Visite en Wokistan.

Publié le 02 février 2024 par Rolandbosquet

Il m’aura fallu trois quarts de siècle pour que l'on me reproche, par une invective singlante, l’horrible nocivité de la masculinité de mon genre et de la blanchitude de mon teint. Ne m’en sentant nullement responsable, je les avais jusqu’ici vécues dans l’indifférence la plus totale. Au départ, jamais personne en effet ne m’a laissé un quelconque choix. Tout comme pour les jours et mes lieux de naissance et ma naissance elle-même. Et je subodore que mes propres parents n’y ont guère songé non plus au moment fatidique. Comme tous les mammifères depuis des centaines de millions d’années, ils ont pris comme ça vient. C’est comme ça ! On n’y peut rien ! Dieu ou le Hasard y sont peut-être pour quelque chose mais en aucune façon ni eux ni moi ! Il n’en reste pas moins que l’autre jour et au sortir d’une "rencontre" avec un parterre d’étudiants en littérature contemporaine, une gamine* d’à peine 20 ans m’a reproché d’être un "indécrottable mâle blanc" !

Choisissant la prudence, j’évitai, en guise de réponse, d’évoquer mes ancêtres normands qui, en compagnie de Guillaume Le Conquérant, ont colonisé l’Angleterre puis, en compagnie de Tancrède de Hauteville, le sud de l’Italie et la Sicile.

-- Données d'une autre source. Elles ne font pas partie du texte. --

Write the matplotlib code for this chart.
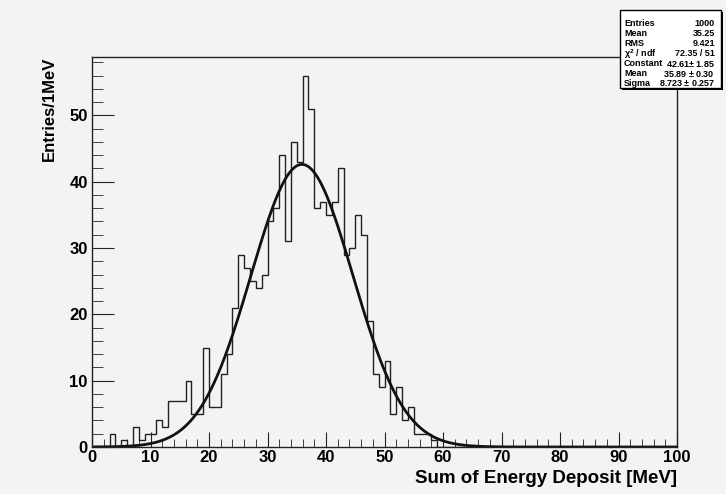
import numpy as np
import matplotlib
matplotlib.use("Agg")
import matplotlib.pyplot as plt
from matplotlib.patches import Rectangle
from matplotlib.ticker import MultipleLocator

# energy sum histogram, 1 MeV bins from 0 to 100
bin_edges = np.arange(0, 101, 1)
counts = [
    0, 0, 0, 2, 0, 1, 0, 3, 1, 2,
    2, 4, 3, 7, 7, 7, 10, 5, 5, 15,
    6, 6, 11, 14, 21, 29, 27, 25, 24, 26,
    34, 36, 44, 31, 46, 43, 56, 51, 36, 37,
    35, 37, 42, 29, 30, 35, 32, 19, 11, 9,
    13, 5, 9, 4, 6, 2, 2, 2, 1, 0,
] + [0] * 40

# gaussian fit result
fit_const = 42.61
fit_mean = 35.89
fit_sigma = 8.723

stat_names = ["Entries", "Mean", "RMS", r"$\chi^{2}$ / ndf", "Constant", "Mean", "Sigma"]
stat_values = ["1000", "35.25", "9.421", "72.35 / 51",
               "42.61$\\pm$ 1.85", "35.89 $\\pm$ 0.30", "8.723 $\\pm$ 0.257"]

BG = "#f3f3f3"
plt.rcParams["font.family"] = ["Liberation Sans", "DejaVu Sans"]
plt.rcParams["font.weight"] = "bold"
plt.rcParams["mathtext.fontset"] = "custom"
plt.rcParams["mathtext.rm"] = "Liberation Sans:bold"
plt.rcParams["mathtext.it"] = "Liberation Sans:bold"
plt.rcParams["mathtext.bf"] = "Liberation Sans:bold"

W, H = 726, 494
fig = plt.figure(figsize=(W / 100, H / 100), dpi=100)
fig.patch.set_facecolor(BG)

# frame in pixel coordinates
x0, x1, y0, y1 = 92, 677, 447, 57
ax = fig.add_axes([x0 / W, 1 - y0 / H, (x1 - x0) / W, (y0 - y1) / H])
ax.set_facecolor(BG)

ax.stairs(counts, bin_edges, color="#222222", linewidth=1.0)

xf = np.linspace(0, 100, 600)
yf = fit_const * np.exp(-0.5 * ((xf - fit_mean) / fit_sigma) ** 2)
ax.plot(xf, yf, color="#111111", linewidth=2.0)

ax.set_xlim(0, 100)
ax.set_ylim(0, max(counts) * 1.05)

ax.xaxis.set_major_locator(MultipleLocator(10))
ax.xaxis.set_minor_locator(MultipleLocator(2))
ax.yaxis.set_major_locator(MultipleLocator(10))
ax.yaxis.set_minor_locator(MultipleLocator(2))
ax.tick_params(axis="both", which="both", direction="in", color="#222222",
               top=False, right=False, labelsize=12)
ax.tick_params(axis="x", which="major", length=11, pad=2)
ax.tick_params(axis="x", which="minor", length=5.5)
ax.tick_params(axis="y", which="major", length=16, pad=3)
ax.tick_params(axis="y", which="minor", length=8)
for lab in ax.get_xticklabels() + ax.get_yticklabels():
    lab.set_fontweight("bold")
for sp in ax.spines.values():
    sp.set_color("#222222")
    sp.set_linewidth(1.0)

ax.set_xlabel("Sum of Energy Deposit [MeV]", fontsize=13.5, fontweight="bold",
              loc="right", labelpad=4)
ax.set_ylabel("Entries/1MeV", fontsize=12, fontweight="bold",
              loc="top", labelpad=9)

# statistics box with drop shadow
bx0, bx1, by0, by1 = 620, 721, 88, 10
sh = 2
fig.patches.append(Rectangle(((bx0 + sh) / W, 1 - (by0 + sh) / H),
                             (bx1 - bx0) / W, (by0 - by1) / H,
                             transform=fig.transFigure, facecolor="black",
                             edgecolor="none", zorder=5))
fig.patches.append(Rectangle((bx0 / W, 1 - by0 / H),
                             (bx1 - bx0) / W, (by0 - by1) / H,
                             transform=fig.transFigure, facecolor="white",
                             edgecolor="black", linewidth=1.0, zorder=6))
row_y = np.linspace(24, 83.5, len(stat_names))
for name, val, ry in zip(stat_names, stat_values, row_y):
    fig.text((bx0 + 4) / W, 1 - ry / H, name, fontsize=6.5, fontweight="bold",
             ha="left", va="center", zorder=7)
    fig.text((bx1 - 6) / W, 1 - ry / H, val, fontsize=6.5, fontweight="bold",
             ha="right", va="center", zorder=7)

fig.savefig("out.png", dpi=100, facecolor=BG)
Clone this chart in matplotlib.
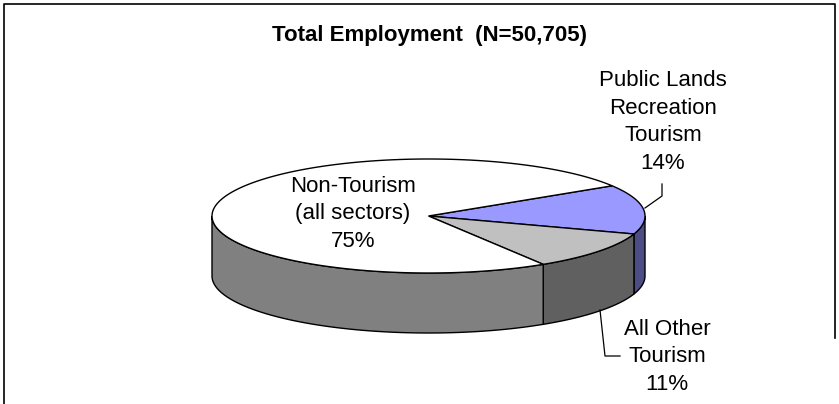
import numpy as np
import matplotlib.pyplot as plt
from matplotlib.patches import Polygon

plt.rcParams['font.family'] = ['Liberation Sans', 'DejaVu Sans']

title = "Total Employment  (N=50,705)"
labels = ["Public Lands\nRecreation\nTourism", "All Other\nTourism", "Non-Tourism\n(all sectors)"]
shares = [14, 11, 75]

top_colors = ["#9999FF", "#C0C0C0", "#FFFFFF"]
side_colors = ["#4D4D85", "#606060", "#808080"]

# pie geometry in pixel coords (y down)
cx, cy, a, b, depth = 428.5, 216, 216.5, 57, 60
start = 32.0

fig = plt.figure(figsize=(8.39, 4.04), dpi=100)
ax = fig.add_axes([0, 0, 1, 1])
ax.set_xlim(0, 839)
ax.set_ylim(404, 0)
ax.axis("off")


def pt(t):
    r = np.radians(t)
    return cx + a * np.cos(r), cy - b * np.sin(r)


# slices go clockwise from start angle
fracs = np.array(shares) / np.sum(shares) * 360
ends = start - np.cumsum(fracs)
begins = ends + fracs

# side walls (front half only)
for t_lo, t_hi, col in zip(ends, begins, side_colors):
    lo = t_lo % 360
    hi = lo + (t_hi - t_lo)
    for f0, f1 in [(180, 360), (540, 720)]:
        s0, s1 = max(lo, f0), min(hi, f1)
        if s1 <= s0:
            continue
        ts = np.linspace(s0, s1, 120)
        xs, ys = pt(ts)
        verts = list(zip(xs, ys)) + list(zip(xs[::-1], ys[::-1] + depth))
        ax.add_patch(Polygon(verts, closed=True, facecolor=col, edgecolor="black",
                             linewidth=1.0, zorder=2))

# tops
for t_lo, t_hi, col in zip(ends, begins, top_colors):
    ts = np.linspace(t_lo, t_hi, 300)
    xs, ys = pt(ts)
    verts = [(cx, cy)] + list(zip(xs, ys))
    ax.add_patch(Polygon(verts, closed=True, facecolor=col, edgecolor="black",
                         linewidth=1.0, zorder=3))

# labels
pcts = [f"{s}%" for s in shares]
txt = dict(ha="center", va="center", fontsize=16, linespacing=1.42, zorder=5)
ax.text(663, 122, labels[0] + "\n" + pcts[0], **txt)
ax.text(667, 357, labels[1] + "\n" + pcts[1], **txt)
ax.text(353, 214, labels[2] + "\n" + pcts[2], **txt)

# leader lines
ax.plot([662, 662, 645], [184, 196, 208], color="black", lw=0.9, zorder=4)
ax.plot([600, 605, 620], [310, 356, 356], color="black", lw=0.9, zorder=4)

ax.text(429, 35, title, ha="center", va="center", fontsize=16,
        fontweight="bold", zorder=5)

# chart frame
ax.plot([4, 4, 835, 835], [404, 4, 4, 338], color="black", lw=1.2, zorder=1)

fig.savefig("out.png", dpi=100)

Elle et ses acolytes auraient ajouté à mes incorrigibles tares celle d’être, en plus, un abominable dominateur. N’avais-je pas en effet mentionné Marcel Proust à plusieurs reprises dont, croyant bien faire et dans l’objectif d’apporter un peu de légèreté à mon propos, plusieurs passages empreints d’un humour parfois féroce mais toujours subtil et raffiné. Lambert Wilson* lui-même en a réunis quelques-uns et constitué ainsi tout un spectacle de belle tenue. Certes, il est vrai que du haut de sa tour d’auteur incontournable, Marcel Proust domine largement la littérature du vingtième siècle. Mais nous autres, écrivaillons de base, devrions-nous pour autant, comme notre petite demoiselle, nous considérer comme des victimes ?

Outre les descriptions mi-figue mi-raisin des habitués du salon de Madame de Guermantes, notre amateur de madeleines aimait par ailleurs à citer ici ou là les compositeurs de son temps tels César Franck ou Gabriel Fauré. En un mot, une musique dite classique non seulement écrite par des blancs notoires, Bach, Beethoven, Mozart, Brahms ou Rachmaninoff par exemple, mais réservée de plus, par sa complexité même, à une élite intellectuelle inévitablement perchée dans les hautes sphères de la société. J’admets humblement que je goûte peu les chaînes de radio telles qu’Énergie ou autres Skyrock, qui n’ont guère pour seul mérite que de coller à la mode imposée par les industries musicales et leur préfère France-Musique comme les 1,40% d’auditeurs français. Comment dès lors prétendre qu’ils occupent, que nous occupons, une position dominante ?

Je laissai donc là la révolutionnaire de poche empoisonnée par les potions des charlatans du Wokistan qui prétendent défendre les discriminés de tous bords et poursuivis ma route vers Nantes. Le quatuor Modigliani et Schubert m’y attendent à la salle Cantabile et Anne Queffélec avec Beethoven à la salle Arpeggione. En toute modestie bien sûr, en dépit de leur immense talent ouvert à toutes et à tous jusqu’aux plus humbles amateurs, qu’elle que soit leur taille, leur âge ou leur couleur de peau.

Mais nos amis les agriculteurs ont déjà rendu difficile l’accès à la capitale poitevine. Bloqueront-ils celui de Nantes ?  

(* Il me faut préciser ici que l’apparence de la jeune demoiselle en question laisserait à penser qu’elle est plutôt issue de cette aimable bourgeoisie poitevine bien pourvue en héritages  sonnants et trébuchants. *Un humour de Proust, Lambert Wilson avec Jean-Philippe Collard et/ou Augustin Dumay.)